I agree that this is a bit of a stretch, but it is definitely possible.  I don't think a small machine like an F450 or whatever with a 2200mAh battery pack could do it... well maybe it could, but would likely run out of power on the way down.

Comment by Rob_Lefebvre on March 11, 2013 at 6:37am

Public Law 112-95 was mostly written by the AMA.  The giveaway is paragraph (a)(2): "the aircraft is operated in accordance with a community- based set of safety guidelines and within the programming of a nationwide community-based organization;"

Otherwise it reads right out of the AMA bylaws.

Is it just me, or does it seem like the AMA is positioning itself such that, in the future, it will be illegal to fly model aircraft without being a member of the AMA?  We're not quite there yet, but it would seem that this rule/law/whatever is definitely aimed at that, and they are just waiting for the FAA to close the loop.

Comment by Stephen R Mann on March 11, 2013 at 7:20am

I think that you are reading between the lines correctly.

It's not unlike the cozy relationship between the AOPA and the FAA, or the ARRL and the FCC.  While neither private organization has any regulatory authority, they are quite influential during the NPRM phase of any new regulations because of the size of the collective population they represent.  The ARRL is so cozy with the FCC that almost all Amateur Radio examinations are done by ARRL volunteer examiners.

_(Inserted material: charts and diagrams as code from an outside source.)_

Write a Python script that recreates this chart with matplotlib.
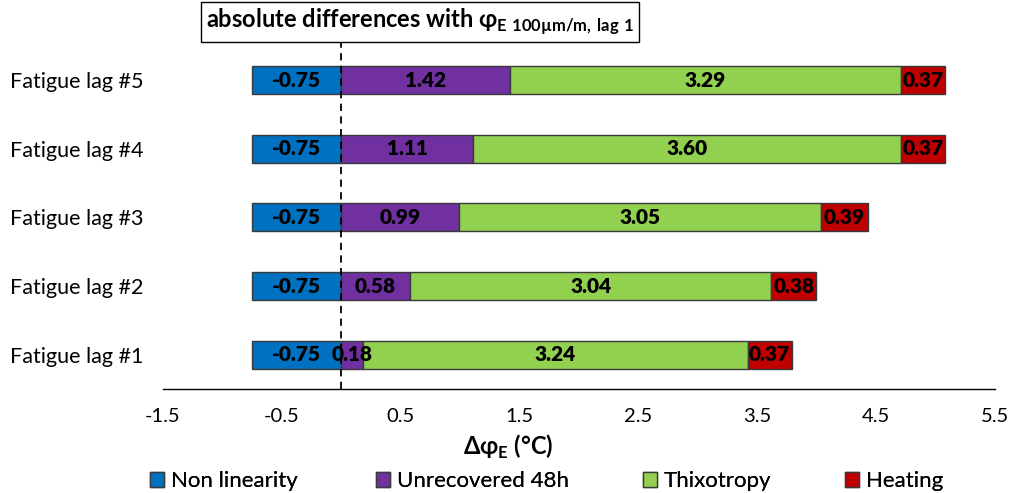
import matplotlib
matplotlib.use("Agg")
import matplotlib.pyplot as plt
import matplotlib.patches as mpatches
import numpy as np

plt.rcParams["font.family"] = ["Lato", "Open Sans", "DejaVu Sans"]
plt.rcParams["mathtext.fontset"] = "custom"
plt.rcParams["mathtext.rm"] = "Lato"
plt.rcParams["mathtext.bf"] = "Lato:bold"

categories = ["Fatigue lag #1", "Fatigue lag #2", "Fatigue lag #3",
              "Fatigue lag #4", "Fatigue lag #5"]
non_linearity = [-0.75, -0.75, -0.75, -0.75, -0.75]
unrecovered = [0.18, 0.58, 0.99, 1.11, 1.42]
thixotropy = [3.24, 3.04, 3.05, 3.60, 3.29]
heating = [0.37, 0.38, 0.39, 0.37, 0.37]
series_names = ["Non linearity", "Unrecovered 48h", "Thixotropy", "Heating"]
colors = ["#0070C0", "#7030A0", "#92D050", "#C00000"]
xticks = [-1.5, -0.5, 0.5, 1.5, 2.5, 3.5, 4.5, 5.5]

W, H = 1015, 493
fig = plt.figure(figsize=(W / 100, H / 100), dpi=100)
ax = fig.add_axes([0.1606, 0.211, 0.8194, 0.696])

y = np.arange(len(categories))
h = 0.41
edge = "#3a3a3a"
lab_fs = 15
lab_w = "heavy"

# negative part
bars = ax.barh(y, non_linearity, height=h, color=colors[0], edgecolor=edge,
               linewidth=1, label=series_names[0])
ax.bar_label(bars, labels=[f"{v:.2f}" for v in non_linearity],
             label_type="center", fontsize=lab_fs, fontweight=lab_w)
handles = [bars]

# positive stack from zero
left = np.zeros(len(categories))
for vals, name, c in zip([unrecovered, thixotropy, heating], series_names[1:], colors[1:]):
    bars = ax.barh(y, vals, left=left, height=h, color=c, edgecolor=edge,
                   linewidth=1, label=name)
    ax.bar_label(bars, labels=[f"{v:.2f}" for v in vals],
                 label_type="center", fontsize=lab_fs, fontweight=lab_w)
    handles.append(bars)
    left = left + np.array(vals)

ax.set_xlim(-1.5, 5.5)
ax.set_ylim(-0.5, 4.5)
ax.set_xticks(xticks)
ax.set_xticklabels([f"{t:.1f}" for t in xticks], fontsize=14.5)
ax.set_yticks(y)
ax.set_yticklabels(categories, fontsize=15.5)
ax.tick_params(axis="both", length=0)
ax.tick_params(axis="x", pad=14)
ax.tick_params(axis="y", pad=14)
for s in ["top", "right", "left"]:
    ax.spines[s].set_visible(False)
ax.spines["bottom"].set_color("black")
ax.spines["bottom"].set_linewidth(1)

ax.axvline(0, ymin=0, ymax=1.025, color="black", linestyle=(0, (4, 3)),
           linewidth=1.3, clip_on=False, zorder=5)

# x label sits left of the axis centre in the original
fig.text(508 / W, 1 - 447 / H, r"Δφ$_{\mathbf{E}}$ (°C)", ha="center", va="center",
         fontsize=17, fontweight="bold")

fig.text(420 / W, 1 - 22 / H, r"absolute differences with φ$_{\mathbf{E\ 100µm/m,\,lag\ 1}}$",
         ha="center", va="center", fontsize=17, fontweight="bold",
         bbox=dict(boxstyle="square,pad=0.22", facecolor="white",
                   edgecolor="black", linewidth=1))

# legend entries placed individually to follow the original spacing
leg_x = [150, 376, 643, 845]
for hnd, name, x in zip(handles, series_names, leg_x):
    proxy = mpatches.Patch(facecolor=hnd.patches[0].get_facecolor(),
                           edgecolor=edge, linewidth=1)
    lg = fig.legend(handles=[proxy], labels=[name], loc="center left",
                    bbox_to_anchor=(x / W, 1 - 481 / H), frameon=False,
                    fontsize=16, handlelength=0.65, handleheight=0.65,
                    handletextpad=0.3, borderpad=0, borderaxespad=0)
    fig.add_artist(lg)

fig.savefig("out.png", dpi=100)
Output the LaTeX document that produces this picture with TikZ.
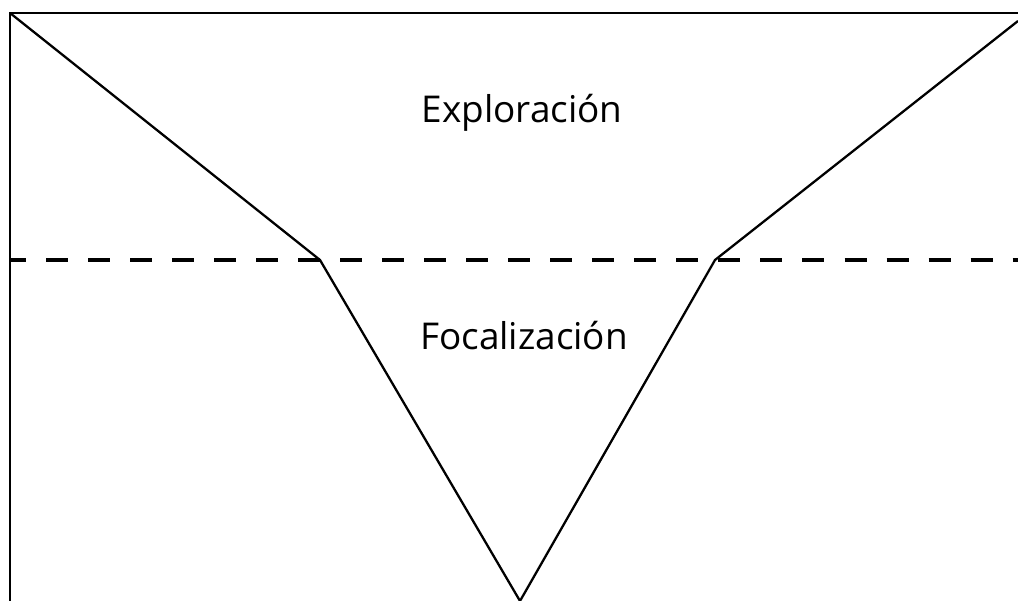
\documentclass[tikz,border=0pt]{standalone}
\usepackage{fontspec}
\setmainfont{Open Sans}
\usetikzlibrary{positioning, calc}
\tikzset{funnel/.style={line width=0.65pt, line join=miter}}
\tikzset{divider/.style={line width=0.9pt, dash pattern=on 6.26pt off 5.69pt, dash phase=1.7pt}}
\tikzset{phase/.style={anchor=base, font=\fontsize{10.5pt}{12pt}\selectfont}}

\begin{document}
\begin{tikzpicture}[x=0.01cm, y=-0.01cm]
      \useasboundingbox (0,0) rectangle (1018,601);

      \coordinate (tl) at (10,13);
      \coordinate (tr) at (1018,13);
      \coordinate (bl) at (10,601);
      \coordinate (in) at (320,260);
      \coordinate (tip) at (520,601);
      \coordinate (out) at (715,260);
      \coordinate (rim) at (1018,21);
      \coordinate (dl) at (10,260);
      \coordinate (dr) at (1018,260);

      \draw[funnel] (bl) -- (tl) -- (tr);
      \draw[funnel] (tl) -- (in) -- (tip) -- (out) -- (rim);
      \draw[divider] (dl) -- (dr);

      \node[phase] (explo) at (522,123) {Exploración};
      \node[phase] (foco) at (524,350) {Focalización};

    \end{tikzpicture}
\end{document}
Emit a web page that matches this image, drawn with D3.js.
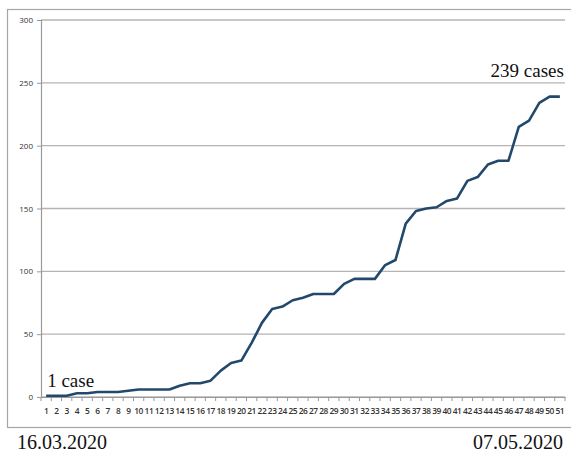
<!DOCTYPE html>
<html>
<head>
<meta charset="utf-8">
<script src="https://cdn.jsdelivr.net/npm/d3@7"></script>
<style>
  body{margin:0;background:#fff;}
  svg{display:block;}
</style>
</head>
<body>
<svg id="chart" width="571" height="457"></svg>
<script>
const days=d3.range(1,52);
const cases=[1,1,1,3,3,4,4,4,5,6,6,6,6,9,11,11,13,21,27,29,43,59,70,72,77,79,82,82,82,90,
  94,94,94,105,109,138,148,150,151,156,158,172,175,185,188,188,215,220,234,239,239];
const yTicks=[0,50,100,150,200,250,300];
const startDate="16.03.2020", endDate="07.05.2020";
const firstNote="1 case", lastNote="239 cases";

const svg=d3.select("#chart");
const W=571,H=457;
const m={top:20,right:6,bottom:60,left:41};

// outer frame like the excel chart area
svg.append("rect")
  .attr("x",7.5).attr("y",9.5).attr("width",568).attr("height",418)
  .attr("fill","#fff").attr("stroke","#a6a6a6").attr("stroke-width",1.2);

const x=d3.scaleBand().domain(days).range([m.left,W-m.right]);
const y=d3.scaleLinear().domain([0,300]).range([H-m.bottom,m.top]);

// gridlines
svg.append("g").selectAll("line")
  .data(yTicks).join("line")
  .attr("x1",m.left).attr("x2",W-m.right)
  .attr("y1",d=>y(d)).attr("y2",d=>y(d))
  .attr("stroke","#b4b4b4").attr("stroke-width",1.4);

// y axis
const ya=svg.append("g").attr("transform",`translate(${m.left},0)`)
  .call(d3.axisLeft(y).tickValues(yTicks).tickSize(4).tickPadding(4));
ya.select(".domain").attr("stroke","#999").attr("stroke-width",1.2);
ya.selectAll(".tick line").attr("stroke","#999");
ya.selectAll("text").attr("font-family","'Open Sans',sans-serif").attr("font-size","8px").attr("fill","#333");

// x axis, ticks at band boundaries
const xa=svg.append("g").attr("transform",`translate(0,${y(0)})`)
  .call(d3.axisBottom(x).tickSize(0).tickPadding(11));
xa.select(".domain").attr("stroke","#999").attr("stroke-width",1.2);
xa.selectAll("text").attr("font-family","'Open Sans',sans-serif").attr("font-size","8.4px")
  .attr("font-weight","600").attr("fill","#333").attr("letter-spacing","-0.45px");
svg.append("g").selectAll("line")
  .data(days.concat([null])).join("line")
  .attr("x1",(d,i)=>m.left+i*x.bandwidth()).attr("x2",(d,i)=>m.left+i*x.bandwidth())
  .attr("y1",y(0)).attr("y2",y(0)+4)
  .attr("stroke","#999");

// line
const cx=d=>x(d)+x.bandwidth()/2;
svg.append("path")
  .datum(days)
  .attr("fill","none").attr("stroke","#22496b").attr("stroke-width",2.6)
  .attr("stroke-linejoin","round")
  .attr("d",d3.line().x(cx).y((d,i)=>y(cases[i])));

// annotations
const serif="'Liberation Serif','Times New Roman',serif";
svg.append("text").attr("x",cx(1)+1).attr("y",y(cases[0])-9)
  .attr("font-family",serif).attr("font-size","19px").attr("fill","#111").text(firstNote);
svg.append("text").attr("x",cx(51)+4).attr("y",y(cases[50])-20)
  .attr("text-anchor","end")
  .attr("font-family",serif).attr("font-size","19px").attr("fill","#111").text(lastNote);
svg.append("text").attr("x",17).attr("y",449)
  .attr("font-family",serif).attr("font-size","20px").attr("fill","#111").text(startDate);
svg.append("text").attr("x",563).attr("y",449).attr("text-anchor","end")
  .attr("font-family",serif).attr("font-size","20px").attr("fill","#111").text(endDate);
</script>
</body>
</html>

The problem I have with the AMA is that - simply put - they don't like us.  (Our craft are smarter than their craft).

Really, when I look at the AMA, I see their rules, their field and their insurance else you don't exist.

Comment by Rob_Lefebvre on March 11, 2013 at 11:50am

And... thus the need for our own organization. ;)

It's too bad, because, once all the bugs are worked out, use of a system like the APM could make traditional RC flying safer.


Moderator
Comment by Dwgsparky on March 11, 2013 at 12:14pm

@R_lefebvre

Not only safer but verifiable. With APM, flight logs and goefenceing I can show I am flying "legally" and safely.

At the moment the average RC guy (myself included)  can only guess how high , how fast and where he is flying.

The neighbour of the farm where I fly came to see me to discuss flying over his land recently, I showed him the flight on Google earth and he agreed that I did not fly over his land and he thanked me for respecting his privicy. .. Then after more talking took a flight with my plane and now he is a fan of APM and is happy for me to overfly his land because in his words " My flights were conducted in a safe and respectful way" no problem. My club is also fitting an APM to our trainer plane to goefence the student flights. This is good for RC

Comment by Stephen R Mann on March 11, 2013 at 12:21pm

There probably aren't enough light APM flyers interested enough to have a voice in Washington to pay for a new organization.  It would probably take $200K to start and a $150K/year sustaining fund to establish an office near Washington and to hire a full-time advocate to start working influence in the DC circuit.  One problem with the AMA is that they seem to be stuck in the mid-20th Century technology.  Autopilot missions, FPV and unconventional aircraft scare them.  Note that their middle name is "Model".  If it don't look like a Boeing, Cessna or Sikorsky, then it ain't a model.

Comment by Carl La France on March 11, 2013 at 8:16pm

The Headline above is not sure ? Drone ? Really big Bird? UFO? 4 to 5 mile 1500 ft..  CNN has it as a drone  3 miles from the air port (over water)  1750 ft (almost out of radio range vertically) passing 200 feet from the air plane . Check this out http://www.youtube.com/watch?v=xl6iR7w7a_Q&feature=share&li... give you an idea of the turbulence coming off these things . what are the odds of a Quad landing after getting pulled into  the wake ? there has been some recent Celestial activity with the recent  meteor,  Maby it was a UFO? it was still daylight maby it was headed for the Swamp ! Have a Great day Guys! 

Comment by Jake Wells on March 11, 2013 at 8:24pm

How do you see a model plane at 5 miles? Those Italians have some great eyesight!